[Saved entries]
■ ■ ■

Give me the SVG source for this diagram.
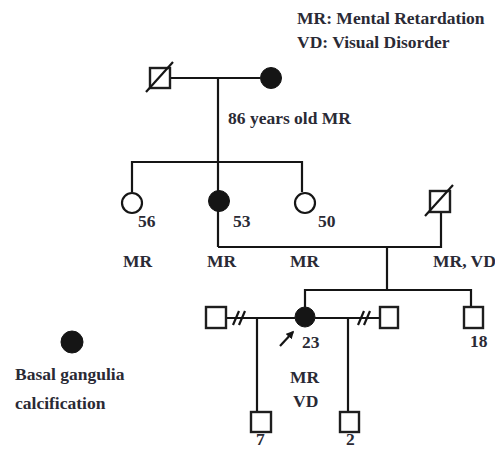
<svg xmlns="http://www.w3.org/2000/svg" width="495" height="450" viewBox="0 0 495 450">
<defs>
<style>
.ln{stroke:#151515;stroke-width:2.2;fill:none}
.sq{fill:#fff;stroke:#1e1e1e;stroke-width:2.4}
.oc{fill:#fff;stroke:#151515;stroke-width:2.2}
.fc{fill:#151515;stroke:#151515;stroke-width:1}
.t{font-family:"Liberation Serif","Times New Roman",serif;font-weight:bold;font-size:17.5px;fill:#2a2a35}
</style>
<marker id="ah" viewBox="0 0 10 10" refX="8" refY="5" markerWidth="3.6" markerHeight="3.6" orient="auto">
<path d="M0,0 L10,5 L0,10 Z" fill="#151515"/>
</marker>
</defs>
<rect width="495" height="450" fill="#fff"/>
<g id="legend-text">
<text class="t" x="297" y="24">MR: Mental Retardation</text>
<text class="t" x="297" y="48">VD: Visual Disorder</text>
</g>
<g id="connectors">
<path class="ln" d="M170,78 H260"/>
<path class="ln" d="M218,78 V247"/>
<path class="ln" d="M132,192 V162 H302 V192"/>
<path class="ln" d="M218,247 H441 V212"/>
<path class="ln" d="M387,247 V290"/>
<path class="ln" d="M305,307 V290 H471 V307"/>
<path class="ln" d="M226,318 H295 M315,318 H380"/>
<path class="ln" d="M233,325 L239,311 M239,325 L245,311"/>
<path class="ln" d="M358,325 L364,311 M364,325 L370,311"/>
<path class="ln" d="M257,318 V412"/>
<path class="ln" d="M348,318 V412"/>
<path class="ln" d="M280,346 L293,332" marker-end="url(#ah)"/>
</g>
<g id="gf">
<rect class="sq" x="150" y="68" width="20" height="20"/>
<path class="ln" d="M146,92 L173,62"/>
</g>
<g id="gm">
<circle class="fc" cx="271" cy="78" r="10.5"/>
<text class="t" x="228" y="124">86 years old MR</text>
</g>
<g id="s56">
<circle class="oc" cx="132" cy="203" r="10"/>
<text class="t" x="138" y="227">56</text>
<text class="t" x="123" y="267">MR</text>
</g>
<g id="s53">
<circle class="fc" cx="219" cy="201" r="10.5"/>
<text class="t" x="233" y="227">53</text>
<text class="t" x="207" y="267">MR</text>
</g>
<g id="s50">
<circle class="oc" cx="305" cy="203" r="10"/>
<text class="t" x="318" y="227">50</text>
<text class="t" x="290" y="267">MR</text>
</g>
<g id="husband">
<rect class="sq" x="430" y="191" width="20" height="21"/>
<path class="ln" d="M425,216 L453,185"/>
<text class="t" x="433" y="267">MR, VD</text>
</g>
<g id="p23">
<circle class="fc" cx="305" cy="317" r="10"/>
<text class="t" x="302" y="348">23</text>
<text class="t" x="290" y="383">MR</text>
<text class="t" x="293" y="407">VD</text>
</g>
<g id="s18">
<rect class="sq" x="464" y="307" width="19" height="21"/>
<text class="t" x="470" y="347">18</text>
</g>
<g id="sp1">
<rect class="sq" x="206" y="307" width="20" height="21"/>
</g>
<g id="sp2">
<rect class="sq" x="380" y="307" width="18" height="21"/>
</g>
<g id="c7">
<rect class="sq" x="251" y="412" width="20" height="20"/>
<text class="t" x="256" y="445">7</text>
</g>
<g id="c2">
<rect class="sq" x="340" y="412" width="19" height="20"/>
<text class="t" x="346" y="445">2</text>
</g>
<g id="legend">
<circle class="fc" cx="72" cy="342" r="11"/>
<text class="t" x="15" y="380">Basal gangulia</text>
<text class="t" x="15" y="409">calcification</text>
</g>
</svg>
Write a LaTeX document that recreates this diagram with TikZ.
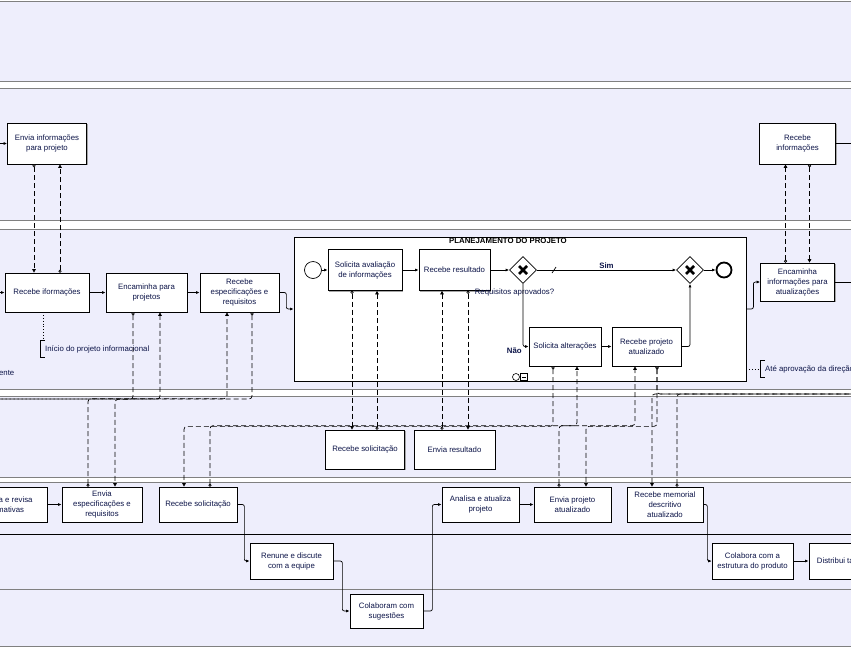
\documentclass[tikz,border=0pt]{standalone}
\usepackage{fontspec}
\setmainfont{Liberation Sans}
\usetikzlibrary{arrows.meta,shapes.geometric,shadows}
\definecolor{lane}{RGB}{238,238,252}
\definecolor{lanerule}{RGB}{128,128,128}
\definecolor{txt}{RGB}{12,20,72}
\newcommand\diagfont{\fontsize{7.8}{10}\selectfont}
\begin{document}
\begin{tikzpicture}[x=1pt, y=-1pt, font=\diagfont,
  act/.style 2 args={draw, fill=white, line width=0.7pt, align=center, text=txt,
    minimum width=#1, minimum height=#2, inner sep=1pt,
    drop shadow={shadow xshift=1.2pt, shadow yshift=-1.2pt, fill=black!35, opacity=1}},
  flow/.style={-{Latex[length=3.5pt,width=3pt]}, line width=0.7pt, rounded corners=2pt},
  msg/.style={{Circle[open,fill=white,length=3pt]}-{Triangle[length=3.5pt,width=3.5pt]},
    line width=0.7pt, dash pattern=on 5pt off 3pt, rounded corners=3pt},
  gate/.style={diamond, draw, fill=white, line width=0.7pt, minimum size=27, inner sep=0pt,
    path picture={
      \draw[line width=2.6pt] ([shift={(-4pt,-4pt)}]path picture bounding box.center) -- ([shift={(4pt,4pt)}]path picture bounding box.center);
      \draw[line width=2.6pt] ([shift={(-4pt,4pt)}]path picture bounding box.center) -- ([shift={(4pt,-4pt)}]path picture bounding box.center);}},
  note/.style={anchor=west, text=txt, inner xsep=5pt, inner ysep=1pt, minimum height=17}]
  \useasboundingbox (0,0) rectangle (851,651);
  \clip (0,0) rectangle (851,651);

  % pools and lanes
  \fill[lane] (0,1) rectangle (851,81);
  \fill[lane] (0,88) rectangle (851,220);
  \fill[lane] (0,229) rectangle (851,389);
  \fill[lane] (0,396) rectangle (851,477);
  \fill[lane] (0,482) rectangle (851,646);
  \foreach \y in {1,81,88,220,229,389,396,477,482,589,646}
    \draw[lanerule, line width=1pt] (0,\y) -- (851,\y);
  \draw[line width=0.8pt] (0,534) -- (851,534);

  % loose ends of flows leaving the picture
  \coordinate (inA) at (-5,143.5);
  \coordinate (outA) at (860,143.5);
  \coordinate (inB) at (-5,292.5);
  \coordinate (outB) at (860,282);
  \coordinate (offL) at (-5,399);
  \coordinate (offR) at (860,394);

  % second pool
  \node[act={79}{41}] (A1) at (47,143.5) {Envia informações\\para projeto};
  \node[act={76}{41}] (A2) at (797.5,143.5) {Recebe\\informações};

  % third pool
  \node[act={84}{39}] (B1) at (47,292.5) {Recebe iformações};
  \node[act={81}{39}] (B2) at (146.5,292.5) {Encaminha para\\projetos};
  \node[act={79}{39}] (B3) at (239.5,292.5) {Recebe\\especificações e\\requisitos};
  \node[act={74}{38}] (B4) at (797.5,282) {Encaminha\\informações para\\atualizações};

  % sub-process
  \node[draw, fill=white, line width=0.8pt, minimum width=452, minimum height=144,
    drop shadow={shadow xshift=1.2pt, shadow yshift=-1.2pt, fill=black!35, opacity=1}] (Sub) at (520,309) {};
  \node[font=\diagfont\bfseries, anchor=north, inner sep=1.5pt] (SubT) at ([xshift=-12pt]Sub.north) {PLANEJAMENTO DO PROJETO};
  \node[circle, draw, fill=white, minimum size=17, inner sep=0pt, line width=0.7pt] (st) at (313,270) {};
  \node[act={74}{41}] (S1) at (365,270) {Solicita avaliação\\de informações};
  \node[act={71}{41}] (S2) at (454.5,270) {Recebe resultado};
  \node[gate] (G1) at (523,270) {};
  \node[gate] (G2) at (690,270) {};
  \node[circle, draw, fill=white, minimum size=15, inner sep=0pt, line width=1.8pt] (en) at (724,270) {};
  \node[act={72}{39}] (S3) at (565,346.5) {Solicita alterações};
  \node[act={69}{39}] (S4) at (646.5,346.5) {Recebe projeto\\atualizado};
  \node[text=txt, anchor=north, inner sep=1pt] (Q) at ([xshift=-8.5pt,yshift=-4pt]G1.south) {Requisitos aprovados?};
  \draw[line width=0.6pt] (516,377) circle[radius=3.5pt];
  \draw[line width=0.6pt] (520.5,373.5) rectangle (527.5,380.5);
  \draw[line width=0.6pt] (522,377) -- (526,377);

  % fourth pool
  \node[act={79}{39}] (C1) at (365,449.5) {Recebe solicitação};
  \node[act={81}{39}] (C2) at (454.5,449.5) {Envia resultado};

  % fifth pool
  \node[act={84}{35}] (D1) at (5,504.5) {Analisa e revisa\\normativas};
  \node[act={80}{35}] (D2) at (102,504.5) {Envia\\especificações e\\requisitos};
  \node[act={78}{35}] (D3) at (198,504.5) {Recebe solicitação};
  \node[act={77}{35}] (D4) at (480.5,504.5) {Analisa e atualiza\\projeto};
  \node[act={77}{35}] (D5) at (572.5,504.5) {Envia projeto\\atualizado};
  \node[act={76}{35}] (D6) at (665,504.5) {Recebe memorial\\descritivo\\atualizado};
  \node[act={83}{36}] (E1) at (291.5,561) {Renune e discute\\com a equipe};
  \node[act={81}{36}] (E2) at (752.5,561) {Colabora com a\\estrutura do produto};
  \node[act={70}{36}] (E3) at (844,561) {Distribui tarefas};
  \node[act={73}{34}] (F1) at (386.5,611) {Colaboram com\\sugestões};

  % annotations
  \node[text=txt, anchor=east, inner sep=0pt] (N0) at (14.5,373) {ente};
  \node[note] (N1) at (40,349) {Início do projeto informacional};
  \draw[line width=0.7pt] ([xshift=5pt]N1.north west) -- (N1.north west) -- (N1.south west) -- ([xshift=5pt]N1.south west);
  \draw[dotted, line width=0.8pt] ([xshift=-4pt]B1.south) -- ([xshift=3pt]N1.north west);
  \node[note] (N2) at (760,369) {Até aprovação da direção técnica};
  \draw[line width=0.7pt] ([xshift=5pt]N2.north west) -- (N2.north west) -- (N2.south west) -- ([xshift=5pt]N2.south west);
  \draw[dotted, line width=0.8pt] (Sub.east |- N2.west) -- (N2.west);

  % sequence flows
  \draw[flow] (inA) -- (A1);
  \draw[flow] (A2) -- (outA);
  \draw[flow] (inB) -- (B1);
  \draw[flow] (B1) -- (B2);
  \draw[flow] (B2) -- (B3);
  \draw[flow] (B3.east) -- ++(7,0) |- (Sub.west);
  \draw[flow] (Sub.east) -- ++(7,0) |- (B4.west);
  \draw[flow] (B4) -- (outB);
  \draw[flow] (st) -- (S1);
  \draw[flow] (S1) -- (S2);
  \draw[flow] (S2) -- (G1);
  \draw[flow] (G1) -- node[above, text=txt, font=\diagfont\bfseries, inner sep=1pt] {Sim} (G2);
  \draw[line width=0.7pt] (552,273) -- (556,267);
  \draw[flow] (G2) -- (en);
  \draw[flow] (G1.south) |- node[pos=0.5, below left, text=txt, font=\diagfont\bfseries, inner sep=1pt] {Não} (S3.west);
  \draw[flow] (S3) -- (S4);
  \draw[flow] (S4.east) -| (G2.south);
  \draw[flow] (D1) -- (D2);
  \draw[flow] (D3.east) -- ++(7,0) |- (E1.west);
  \draw[flow] (E1.east) -- ++(9,0) |- (F1.west);
  \draw[flow] (F1.east) -- ++(9,0) |- (D4.west);
  \draw[flow] (D4) -- (D5);
  \draw[flow] (D6.east) -- ++(4,0) |- (E2.west);
  \draw[flow] (E2) -- (E3);

  % message flows
  \draw[msg] ([xshift=-13pt]A1.south) -- ([xshift=-13pt]B1.north);
  \draw[msg] ([xshift=13pt]B1.north) -- ([xshift=13pt]A1.south);
  \draw[msg] ([xshift=12pt]A2.south) -- ([xshift=12pt]B4.north);
  \draw[msg] ([xshift=-12pt]B4.north) -- ([xshift=-12pt]A2.south);
  \draw[msg] ([xshift=-13.5pt]B2.south) -- ++(0,87) -| ([xshift=13pt]D2.north);
  \draw[msg] ([xshift=-14pt]D2.north) -- ++(0,-88) -| ([xshift=-12.5pt]B3.south);
  \draw[msg] ([xshift=12.5pt]B3.south) |- (offL);
  \draw[msg] (offL) -| ([xshift=13.5pt]B2.south);
  \draw[msg] ([xshift=-13pt]S1.south) -- ([xshift=-13pt]C1.north);
  \draw[msg] ([xshift=12pt]C1.north) -- ([xshift=12pt]S1.south);
  \draw[msg] ([xshift=-12.5pt]C2.north) -- ([xshift=-12.5pt]S2.south);
  \draw[msg] ([xshift=13.5pt]S2.south) -- ([xshift=13.5pt]C2.north);
  \draw[msg] ([xshift=-12pt]S3.south) -- ++(0,60) -| ([xshift=-14pt]D3.north);
  \draw[msg] ([xshift=12pt]D3.north) -- ++(0,-61) -| ([xshift=12pt]S3.south);
  \draw[msg] ([xshift=-13.5pt]D5.north) -- ++(0,-61) -| ([xshift=-11.5pt]S4.south);
  \draw[msg] ([xshift=10.5pt]S4.south) -- ++(0,60) -| ([xshift=13.5pt]D5.north);
  \draw[msg] ([xshift=10.5pt]S4.south) |- (offR);
  \draw[msg] ([xshift=12pt]D6.north) |- (offR);
  \draw[msg] (offR) -| ([xshift=-13pt]D6.north);
\end{tikzpicture}
\end{document}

■ ■ ■

# Work to be completed
Report the number of lines above that contain the word "this", and only that number.

# Task output
2